● **SET EXERCISE**
With the pictures left out, copy the listing below exactly.

------------------------------

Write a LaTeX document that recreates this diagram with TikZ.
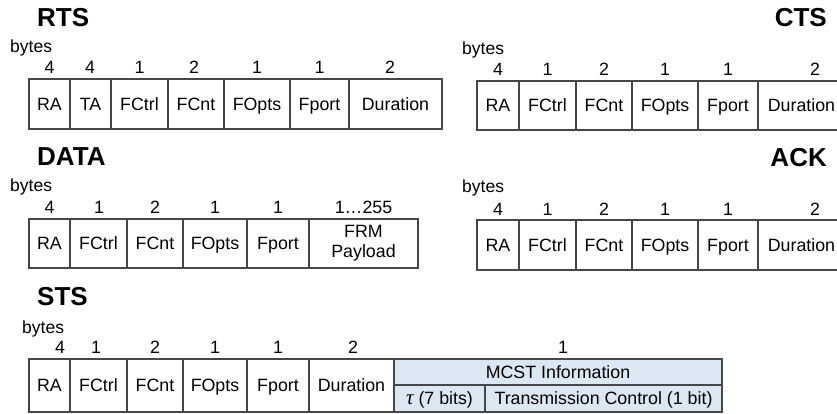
\documentclass[tikz,border=0pt]{standalone}
\usepackage{fontspec}
\setmainfont{Liberation Sans}
\newfontfamily\taufont{Liberation Serif}
\definecolor{lineC}{HTML}{474747}
\definecolor{mcstC}{HTML}{DCE7F4}
\tikzset{
  field/.style={draw=lineC, line width=1.2pt, inner sep=0pt, font=\fontsize{17.8}{21}\selectfont, align=center, text height=16.6pt, text depth=4pt},
  multi/.style={text height=, text depth=},
  num/.style={anchor=base, inner sep=0pt, font=\fontsize{17.8}{21}\selectfont},
  bytesl/.style={anchor=base west, inner sep=0pt, font=\fontsize{17.5}{21}\selectfont},
  ttl/.style={inner sep=0pt, font=\fontsize{26}{28}\selectfont\bfseries},
}
% [extra], name, x1, x2, y1, y2, text
\newcommand\fld[7][]{%
  \node[field, #1, minimum width={(#4-#3)*1pt}, minimum height={(#6-#5)*1pt}]
    (#2) at ({(#3+#4)/2},{(#5+#6)/2}) {#7};}
\begin{document}
\begin{tikzpicture}[x=1pt,y=-1pt]
\useasboundingbox (0,0) rectangle (837,414);
\begin{scope}
\clip (0,0) rectangle (837,414);
% ---------------- RTS
\node[ttl, anchor=base west] (rtsT) at (37,27) {RTS};
\node[bytesl] (rtsB) at (10,53) {bytes};
\foreach \n/\x/\t in {1/49.5/4,2/90/4,3/139.5/1,4/194/2,5/257/1,6/319.5/1,7/390/2}
  \node[num] (rtsN\n) at (\x,74) {\t};
\fld{rtsRA}{29}{70}{79}{129}{RA}
\fld{rtsTA}{70}{111}{79}{129}{TA}
\fld{rtsFC}{111}{168}{79}{129}{FCtrl}
\fld{rtsCN}{168}{224}{79}{129}{FCnt}
\fld{rtsFO}{224}{290}{79}{129}{FOpts}
\fld{rtsFP}{290}{349}{79}{129}{Fport}
\fld{rtsDU}{349}{442}{79}{129}{Duration}
% ---------------- CTS
\node[ttl, anchor=base east] (ctsT) at (827,27) {CTS};
\node[bytesl] (ctsB) at (462,55) {bytes};
\foreach \n/\x/\t in {1/498/4,2/547.5/1,3/604/2,4/665/1,5/728/1,6/815/2}
  \node[num] (ctsN\n) at (\x,76) {\t};
\fld{ctsRA}{477}{519}{81}{130}{RA}
\fld{ctsFC}{519}{576}{81}{130}{FCtrl}
\fld{ctsCN}{576}{632}{81}{130}{FCnt}
\fld{ctsFO}{632}{698}{81}{130}{FOpts}
\fld{ctsFP}{698}{758}{81}{130}{Fport}
\fld{ctsDU}{758}{845}{81}{130}{Duration}
% ---------------- DATA
\node[ttl, anchor=base west] (dataT) at (37,165) {DATA};
\node[bytesl] (dataB) at (10,191) {bytes};
\foreach \n/\x/\t in {1/49.5/4,2/99/1,3/155/2,4/215/1,5/278/1,6/363.5/1\dots 255}
  \node[num] (dataN\n) at (\x,213) {\t};
\fld{dataRA}{29}{70}{219}{268}{RA}
\fld{dataFC}{70}{127}{219}{268}{FCtrl}
\fld{dataCN}{127}{183}{219}{268}{FCnt}
\fld{dataFO}{183}{247}{219}{268}{FOpts}
\fld{dataFP}{247}{309}{219}{268}{Fport}
\fld[multi]{dataPL}{309}{418}{219}{268}{FRM\\[-1pt]Payload}
% ---------------- ACK
\node[ttl, anchor=base east] (ackT) at (827,167) {ACK};
\node[bytesl] (ackB) at (462,193) {bytes};
\foreach \n/\x/\t in {1/498/4,2/547.5/1,3/604/2,4/665/1,5/728/1,6/815/2}
  \node[num] (ackN\n) at (\x,215) {\t};
\fld{ackRA}{477}{519}{220}{270}{RA}
\fld{ackFC}{519}{576}{220}{270}{FCtrl}
\fld{ackCN}{576}{632}{220}{270}{FCnt}
\fld{ackFO}{632}{698}{220}{270}{FOpts}
\fld{ackFP}{698}{758}{220}{270}{Fport}
\fld{ackDU}{758}{845}{220}{270}{Duration}
% ---------------- STS
\node[ttl, anchor=base west] (stsT) at (37,305) {STS};
\node[bytesl] (stsB) at (22,333) {bytes};
\foreach \n/\x/\t in {1/60/4,2/96/1,3/155/2,4/215/1,5/278/1,6/353/2,7/563/1}
  \node[num] (stsN\n) at (\x,353) {\t};
\fld{stsRA}{29}{70}{359}{412}{RA}
\fld{stsFC}{70}{127}{359}{412}{FCtrl}
\fld{stsCN}{127}{183}{359}{412}{FCnt}
\fld{stsFO}{183}{247}{359}{412}{FOpts}
\fld{stsFP}{247}{309}{359}{412}{Fport}
\fld{stsDU}{309}{394}{359}{412}{Duration}
\fld[fill=mcstC]{stsMC}{394}{722}{359}{385}{MCST Information}
\fld[fill=mcstC]{stsTau}{394}{485}{385}{412}{{\taufont\itshape\fontsize{21}{21}\selectfont τ} (7 bits)}
\fld[fill=mcstC]{stsTC}{485}{722}{385}{412}{Transmission Control (1 bit)}
\end{scope}
\end{tikzpicture}
\end{document}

------------------------------

● **COMPLETE RESPONSE**
Write a LaTeX document that recreates this diagram with TikZ.
\documentclass[tikz,border=0pt]{standalone}
\usepackage{fontspec}
\setmainfont{Liberation Sans}
\newfontfamily\taufont{Liberation Serif}
\definecolor{lineC}{HTML}{474747}
\definecolor{mcstC}{HTML}{DCE7F4}
\tikzset{
  field/.style={draw=lineC, line width=1.2pt, inner sep=0pt, font=\fontsize{17.8}{21}\selectfont, align=center, text height=16.6pt, text depth=4pt},
  multi/.style={text height=, text depth=},
  num/.style={anchor=base, inner sep=0pt, font=\fontsize{17.8}{21}\selectfont},
  bytesl/.style={anchor=base west, inner sep=0pt, font=\fontsize{17.5}{21}\selectfont},
  ttl/.style={inner sep=0pt, font=\fontsize{26}{28}\selectfont\bfseries},
}
% [extra], name, x1, x2, y1, y2, text
\newcommand\fld[7][]{%
  \node[field, #1, minimum width={(#4-#3)*1pt}, minimum height={(#6-#5)*1pt}]
    (#2) at ({(#3+#4)/2},{(#5+#6)/2}) {#7};}
\begin{document}
\begin{tikzpicture}[x=1pt,y=-1pt]
\useasboundingbox (0,0) rectangle (837,414);
\begin{scope}
\clip (0,0) rectangle (837,414);
% ---------------- RTS
\node[ttl, anchor=base west] (rtsT) at (37,27) {RTS};
\node[bytesl] (rtsB) at (10,53) {bytes};
\foreach \n/\x/\t in {1/49.5/4,2/90/4,3/139.5/1,4/194/2,5/257/1,6/319.5/1,7/390/2}
  \node[num] (rtsN\n) at (\x,74) {\t};
\fld{rtsRA}{29}{70}{79}{129}{RA}
\fld{rtsTA}{70}{111}{79}{129}{TA}
\fld{rtsFC}{111}{168}{79}{129}{FCtrl}
\fld{rtsCN}{168}{224}{79}{129}{FCnt}
\fld{rtsFO}{224}{290}{79}{129}{FOpts}
\fld{rtsFP}{290}{349}{79}{129}{Fport}
\fld{rtsDU}{349}{442}{79}{129}{Duration}
% ---------------- CTS
\node[ttl, anchor=base east] (ctsT) at (827,27) {CTS};
\node[bytesl] (ctsB) at (462,55) {bytes};
\foreach \n/\x/\t in {1/498/4,2/547.5/1,3/604/2,4/665/1,5/728/1,6/815/2}
  \node[num] (ctsN\n) at (\x,76) {\t};
\fld{ctsRA}{477}{519}{81}{130}{RA}
\fld{ctsFC}{519}{576}{81}{130}{FCtrl}
\fld{ctsCN}{576}{632}{81}{130}{FCnt}
\fld{ctsFO}{632}{698}{81}{130}{FOpts}
\fld{ctsFP}{698}{758}{81}{130}{Fport}
\fld{ctsDU}{758}{845}{81}{130}{Duration}
% ---------------- DATA
\node[ttl, anchor=base west] (dataT) at (37,165) {DATA};
\node[bytesl] (dataB) at (10,191) {bytes};
\foreach \n/\x/\t in {1/49.5/4,2/99/1,3/155/2,4/215/1,5/278/1,6/363.5/1\dots 255}
  \node[num] (dataN\n) at (\x,213) {\t};
\fld{dataRA}{29}{70}{219}{268}{RA}
\fld{dataFC}{70}{127}{219}{268}{FCtrl}
\fld{dataCN}{127}{183}{219}{268}{FCnt}
\fld{dataFO}{183}{247}{219}{268}{FOpts}
\fld{dataFP}{247}{309}{219}{268}{Fport}
\fld[multi]{dataPL}{309}{418}{219}{268}{FRM\\[-1pt]Payload}
% ---------------- ACK
\node[ttl, anchor=base east] (ackT) at (827,167) {ACK};
\node[bytesl] (ackB) at (462,193) {bytes};
\foreach \n/\x/\t in {1/498/4,2/547.5/1,3/604/2,4/665/1,5/728/1,6/815/2}
  \node[num] (ackN\n) at (\x,215) {\t};
\fld{ackRA}{477}{519}{220}{270}{RA}
\fld{ackFC}{519}{576}{220}{270}{FCtrl}
\fld{ackCN}{576}{632}{220}{270}{FCnt}
\fld{ackFO}{632}{698}{220}{270}{FOpts}
\fld{ackFP}{698}{758}{220}{270}{Fport}
\fld{ackDU}{758}{845}{220}{270}{Duration}
% ---------------- STS
\node[ttl, anchor=base west] (stsT) at (37,305) {STS};
\node[bytesl] (stsB) at (22,333) {bytes};
\foreach \n/\x/\t in {1/60/4,2/96/1,3/155/2,4/215/1,5/278/1,6/353/2,7/563/1}
  \node[num] (stsN\n) at (\x,353) {\t};
\fld{stsRA}{29}{70}{359}{412}{RA}
\fld{stsFC}{70}{127}{359}{412}{FCtrl}
\fld{stsCN}{127}{183}{359}{412}{FCnt}
\fld{stsFO}{183}{247}{359}{412}{FOpts}
\fld{stsFP}{247}{309}{359}{412}{Fport}
\fld{stsDU}{309}{394}{359}{412}{Duration}
\fld[fill=mcstC]{stsMC}{394}{722}{359}{385}{MCST Information}
\fld[fill=mcstC]{stsTau}{394}{485}{385}{412}{{\taufont\itshape\fontsize{21}{21}\selectfont τ} (7 bits)}
\fld[fill=mcstC]{stsTC}{485}{722}{385}{412}{Transmission Control (1 bit)}
\end{scope}
\end{tikzpicture}
\end{document}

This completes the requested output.